Wings Unfolding: Julian’s “Remembering” and the Sound of Coming Home

Wings Unfolding: Julian’s “Remembering” and the Sound of Coming Home

There’s a certain kind of song that doesn’t feel like it was written to “drop,” it feels like it was written to activate. “Remembering,” debuted live by Julian at the 2025 LISTEN music festival, had that quality, like a door quietly swinging open in the middle of a set. LISTEN, hosted by Superbloom Collective, is built around music, presence, and the sort of environment where people actually listen with their whole nervous system, not just their ears.

The premise of the song is big but strangely intimate: remembering where our souls truly come from, and rediscovering that we’re all energy originating from the same source. The lyrics sharpen that idea into a challenge about inner sovereignty, about who’s really driving your attention and beliefs, and whether “reality” is something you’re perceiving or something you’ve been handed.

The wild part is how the music embodies that idea of rediscovering oneself. The classical fingerstyle melodies feel deliberate and ancient, the improvised solos feel like real-time searching, and the flamenco strumming ignites like a fire. Then the vocals arrive with a curious power, and when the outro guitar solo takes over, it’s pure ascent. It’s masterful in precision, unique because it’s fearless, and the outro feels like wings finally unfolding.

“Remembering” doesn’t ask you to adopt a new belief system. It asks you to notice what you already are, and to recognize it in everyone else too, underneath the noise. This masterpiece lives in the space between awakening and reclaiming, not as a vibe, but as a lived sensation. The lyric spine calls out soft control and mental fog, then flips it into a spiritual dare, with lines like “Get ready to unplug…” steering the whole thing toward inner sovereignty.

What makes “Remembering” hit harder than a lot of “awakening” songs is that the music carries the philosophy instead of simply decorating it. The guitar work starts from a classical fingerstyle place, where melody feels carved and intentional, then it loosens into improvised movement that sounds like real-time searching, like thought turning into breath. When the flamenco strumming comes in, it adds that percussive urgency that says, this isn’t just reflection, this is a decision. And the vocals are not there to be pretty, they’re there to lead, pushing the song from contemplation into conviction.
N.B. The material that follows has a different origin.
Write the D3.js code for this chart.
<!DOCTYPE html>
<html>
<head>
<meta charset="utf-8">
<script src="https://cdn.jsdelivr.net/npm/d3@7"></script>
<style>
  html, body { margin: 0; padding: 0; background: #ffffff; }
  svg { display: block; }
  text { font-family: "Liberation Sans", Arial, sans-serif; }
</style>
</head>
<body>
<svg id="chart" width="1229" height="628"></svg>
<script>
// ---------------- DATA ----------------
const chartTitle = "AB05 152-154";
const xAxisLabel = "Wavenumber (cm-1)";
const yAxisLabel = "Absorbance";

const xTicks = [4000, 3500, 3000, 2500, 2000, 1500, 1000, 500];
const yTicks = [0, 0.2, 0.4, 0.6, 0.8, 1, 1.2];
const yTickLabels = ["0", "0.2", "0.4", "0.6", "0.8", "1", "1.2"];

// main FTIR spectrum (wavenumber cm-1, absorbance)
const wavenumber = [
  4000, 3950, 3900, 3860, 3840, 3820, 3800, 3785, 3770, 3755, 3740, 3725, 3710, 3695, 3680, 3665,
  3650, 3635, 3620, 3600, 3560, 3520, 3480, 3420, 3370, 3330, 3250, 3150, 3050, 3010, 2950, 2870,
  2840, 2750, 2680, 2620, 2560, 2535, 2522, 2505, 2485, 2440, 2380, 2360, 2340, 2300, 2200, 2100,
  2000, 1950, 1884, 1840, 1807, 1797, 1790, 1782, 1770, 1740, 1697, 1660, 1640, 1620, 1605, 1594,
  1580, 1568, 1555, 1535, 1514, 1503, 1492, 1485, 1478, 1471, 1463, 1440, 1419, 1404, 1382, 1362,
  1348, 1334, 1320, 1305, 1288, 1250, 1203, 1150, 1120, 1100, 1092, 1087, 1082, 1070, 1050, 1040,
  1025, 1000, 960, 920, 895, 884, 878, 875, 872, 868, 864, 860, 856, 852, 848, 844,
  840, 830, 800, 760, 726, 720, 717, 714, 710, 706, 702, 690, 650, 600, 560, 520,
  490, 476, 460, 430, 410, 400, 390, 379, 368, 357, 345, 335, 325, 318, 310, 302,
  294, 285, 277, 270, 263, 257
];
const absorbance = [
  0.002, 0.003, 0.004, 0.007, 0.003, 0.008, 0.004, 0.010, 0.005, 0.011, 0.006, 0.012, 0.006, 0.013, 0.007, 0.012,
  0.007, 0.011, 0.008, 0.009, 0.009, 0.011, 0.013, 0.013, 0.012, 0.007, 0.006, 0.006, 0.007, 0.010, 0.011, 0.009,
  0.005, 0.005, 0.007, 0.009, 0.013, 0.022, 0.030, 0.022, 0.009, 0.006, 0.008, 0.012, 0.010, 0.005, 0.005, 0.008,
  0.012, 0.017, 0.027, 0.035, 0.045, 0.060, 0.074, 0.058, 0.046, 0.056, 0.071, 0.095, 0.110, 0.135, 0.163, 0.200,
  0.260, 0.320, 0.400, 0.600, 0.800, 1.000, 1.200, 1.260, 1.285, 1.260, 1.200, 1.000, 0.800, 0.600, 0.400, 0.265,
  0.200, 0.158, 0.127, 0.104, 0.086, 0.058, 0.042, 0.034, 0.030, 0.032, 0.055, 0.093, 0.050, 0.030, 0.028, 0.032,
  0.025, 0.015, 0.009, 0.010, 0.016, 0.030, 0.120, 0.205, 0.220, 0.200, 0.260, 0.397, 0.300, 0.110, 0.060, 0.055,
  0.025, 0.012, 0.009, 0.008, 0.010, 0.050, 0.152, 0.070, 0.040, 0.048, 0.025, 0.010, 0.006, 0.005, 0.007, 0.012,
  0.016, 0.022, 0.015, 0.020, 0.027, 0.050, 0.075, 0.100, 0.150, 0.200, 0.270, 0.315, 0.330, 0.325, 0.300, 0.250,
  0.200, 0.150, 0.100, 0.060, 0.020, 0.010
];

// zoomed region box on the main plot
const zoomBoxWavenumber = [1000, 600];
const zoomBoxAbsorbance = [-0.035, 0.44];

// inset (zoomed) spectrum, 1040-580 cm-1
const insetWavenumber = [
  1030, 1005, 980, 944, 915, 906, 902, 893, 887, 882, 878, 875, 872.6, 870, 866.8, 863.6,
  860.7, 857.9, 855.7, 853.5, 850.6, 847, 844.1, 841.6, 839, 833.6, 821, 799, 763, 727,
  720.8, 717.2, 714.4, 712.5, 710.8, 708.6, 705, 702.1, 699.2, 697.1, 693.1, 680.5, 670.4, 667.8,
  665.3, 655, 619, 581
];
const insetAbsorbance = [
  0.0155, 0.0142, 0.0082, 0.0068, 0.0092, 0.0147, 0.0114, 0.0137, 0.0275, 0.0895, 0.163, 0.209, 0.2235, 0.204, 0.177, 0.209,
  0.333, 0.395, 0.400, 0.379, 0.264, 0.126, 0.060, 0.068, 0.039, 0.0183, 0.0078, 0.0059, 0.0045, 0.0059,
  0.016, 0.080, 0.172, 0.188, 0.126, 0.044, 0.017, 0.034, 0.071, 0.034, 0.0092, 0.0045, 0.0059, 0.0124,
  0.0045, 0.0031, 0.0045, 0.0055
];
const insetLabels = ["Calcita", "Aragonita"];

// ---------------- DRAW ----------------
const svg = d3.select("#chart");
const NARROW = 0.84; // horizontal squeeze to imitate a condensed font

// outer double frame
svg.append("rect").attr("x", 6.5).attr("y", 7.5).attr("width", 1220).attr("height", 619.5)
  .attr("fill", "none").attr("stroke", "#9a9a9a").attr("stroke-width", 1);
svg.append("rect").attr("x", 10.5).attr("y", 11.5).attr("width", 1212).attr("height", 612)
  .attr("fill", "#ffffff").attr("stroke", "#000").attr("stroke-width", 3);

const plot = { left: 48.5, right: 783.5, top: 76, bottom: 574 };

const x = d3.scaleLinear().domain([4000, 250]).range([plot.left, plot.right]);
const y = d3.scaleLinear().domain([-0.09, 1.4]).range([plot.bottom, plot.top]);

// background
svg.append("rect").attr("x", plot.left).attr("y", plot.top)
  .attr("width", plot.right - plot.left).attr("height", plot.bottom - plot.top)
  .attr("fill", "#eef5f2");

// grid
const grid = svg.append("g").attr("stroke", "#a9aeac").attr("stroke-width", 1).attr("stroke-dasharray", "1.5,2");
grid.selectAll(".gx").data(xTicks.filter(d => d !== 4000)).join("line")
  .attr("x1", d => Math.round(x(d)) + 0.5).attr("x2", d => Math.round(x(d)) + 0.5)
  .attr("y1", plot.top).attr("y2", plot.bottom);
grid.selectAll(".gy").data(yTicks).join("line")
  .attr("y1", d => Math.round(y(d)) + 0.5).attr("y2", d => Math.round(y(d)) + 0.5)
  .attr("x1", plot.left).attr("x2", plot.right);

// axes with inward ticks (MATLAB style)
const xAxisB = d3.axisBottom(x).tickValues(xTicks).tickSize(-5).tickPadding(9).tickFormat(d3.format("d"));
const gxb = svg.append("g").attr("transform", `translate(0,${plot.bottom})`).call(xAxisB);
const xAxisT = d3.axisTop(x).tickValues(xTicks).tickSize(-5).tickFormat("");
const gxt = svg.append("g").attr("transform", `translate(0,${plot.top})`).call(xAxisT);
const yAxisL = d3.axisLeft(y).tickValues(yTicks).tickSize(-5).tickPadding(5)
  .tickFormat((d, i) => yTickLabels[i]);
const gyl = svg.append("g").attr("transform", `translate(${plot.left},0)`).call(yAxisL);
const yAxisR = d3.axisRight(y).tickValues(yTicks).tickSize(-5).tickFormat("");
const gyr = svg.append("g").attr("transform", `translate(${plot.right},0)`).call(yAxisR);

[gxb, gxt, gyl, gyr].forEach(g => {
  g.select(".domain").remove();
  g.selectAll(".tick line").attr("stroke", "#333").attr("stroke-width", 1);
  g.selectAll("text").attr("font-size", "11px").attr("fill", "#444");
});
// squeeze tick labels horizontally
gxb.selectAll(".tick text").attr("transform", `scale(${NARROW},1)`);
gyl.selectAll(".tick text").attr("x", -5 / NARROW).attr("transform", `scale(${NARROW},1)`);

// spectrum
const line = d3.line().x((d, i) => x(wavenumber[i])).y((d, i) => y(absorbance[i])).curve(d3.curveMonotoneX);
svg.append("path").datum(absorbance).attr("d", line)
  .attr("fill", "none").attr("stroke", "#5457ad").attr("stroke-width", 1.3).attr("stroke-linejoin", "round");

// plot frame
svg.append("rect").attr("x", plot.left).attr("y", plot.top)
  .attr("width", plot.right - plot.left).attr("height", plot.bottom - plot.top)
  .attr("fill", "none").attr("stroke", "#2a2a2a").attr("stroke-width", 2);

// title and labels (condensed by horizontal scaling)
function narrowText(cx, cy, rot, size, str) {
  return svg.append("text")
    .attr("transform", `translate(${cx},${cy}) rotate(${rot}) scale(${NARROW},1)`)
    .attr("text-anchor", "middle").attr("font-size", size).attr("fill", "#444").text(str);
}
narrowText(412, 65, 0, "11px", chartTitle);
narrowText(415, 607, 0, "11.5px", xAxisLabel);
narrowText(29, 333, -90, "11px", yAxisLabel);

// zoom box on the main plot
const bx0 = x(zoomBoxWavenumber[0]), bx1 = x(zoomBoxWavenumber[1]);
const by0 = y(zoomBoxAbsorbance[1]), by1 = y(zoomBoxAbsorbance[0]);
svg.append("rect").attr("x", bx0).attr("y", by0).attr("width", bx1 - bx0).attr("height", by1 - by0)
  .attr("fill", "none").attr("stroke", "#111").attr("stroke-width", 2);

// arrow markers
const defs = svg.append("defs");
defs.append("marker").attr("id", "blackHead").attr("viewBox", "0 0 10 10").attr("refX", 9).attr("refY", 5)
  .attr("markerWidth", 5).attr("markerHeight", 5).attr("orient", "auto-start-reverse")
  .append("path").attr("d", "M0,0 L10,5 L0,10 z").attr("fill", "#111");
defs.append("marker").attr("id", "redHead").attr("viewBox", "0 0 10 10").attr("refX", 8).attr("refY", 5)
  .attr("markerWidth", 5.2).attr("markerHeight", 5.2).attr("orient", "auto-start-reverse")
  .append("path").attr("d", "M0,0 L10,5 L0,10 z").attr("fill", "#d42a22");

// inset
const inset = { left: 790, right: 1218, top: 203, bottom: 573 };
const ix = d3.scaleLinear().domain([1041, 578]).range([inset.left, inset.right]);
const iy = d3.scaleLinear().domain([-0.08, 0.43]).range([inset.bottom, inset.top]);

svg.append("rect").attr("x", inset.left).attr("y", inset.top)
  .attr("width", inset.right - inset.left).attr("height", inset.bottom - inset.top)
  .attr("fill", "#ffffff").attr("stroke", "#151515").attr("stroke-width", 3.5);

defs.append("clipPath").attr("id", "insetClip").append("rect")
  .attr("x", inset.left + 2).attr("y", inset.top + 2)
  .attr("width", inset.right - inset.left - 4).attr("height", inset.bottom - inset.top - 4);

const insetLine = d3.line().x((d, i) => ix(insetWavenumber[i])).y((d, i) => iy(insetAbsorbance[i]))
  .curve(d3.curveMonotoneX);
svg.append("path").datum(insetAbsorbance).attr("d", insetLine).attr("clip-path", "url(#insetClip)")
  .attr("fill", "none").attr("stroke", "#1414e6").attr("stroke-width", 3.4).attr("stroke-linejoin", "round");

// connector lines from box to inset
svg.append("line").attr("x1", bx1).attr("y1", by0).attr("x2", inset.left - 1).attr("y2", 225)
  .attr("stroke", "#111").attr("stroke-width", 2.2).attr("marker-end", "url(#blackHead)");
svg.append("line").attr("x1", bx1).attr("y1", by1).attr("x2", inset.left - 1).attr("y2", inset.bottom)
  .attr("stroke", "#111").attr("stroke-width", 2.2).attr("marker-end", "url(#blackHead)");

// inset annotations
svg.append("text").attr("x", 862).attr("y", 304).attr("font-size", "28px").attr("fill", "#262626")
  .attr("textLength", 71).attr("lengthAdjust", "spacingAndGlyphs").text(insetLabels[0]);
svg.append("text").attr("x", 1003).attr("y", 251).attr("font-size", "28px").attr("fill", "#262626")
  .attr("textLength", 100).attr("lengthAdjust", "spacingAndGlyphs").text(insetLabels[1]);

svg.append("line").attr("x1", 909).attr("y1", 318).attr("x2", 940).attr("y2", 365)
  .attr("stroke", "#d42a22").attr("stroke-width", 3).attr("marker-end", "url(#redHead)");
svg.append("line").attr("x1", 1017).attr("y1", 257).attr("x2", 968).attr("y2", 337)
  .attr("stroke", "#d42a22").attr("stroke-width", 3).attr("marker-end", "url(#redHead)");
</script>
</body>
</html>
That’s the performance’s quiet flex: technical command without stiffness, intensity without losing warmth, and a sense that every section has a purpose in the story arc, not just in the arrangement. If “Remembering” is ultimately about source, it earns that theme by sounding like a return. Not a retreat, but a re-connection, like stepping back into a frequency that was yours before the world got loud.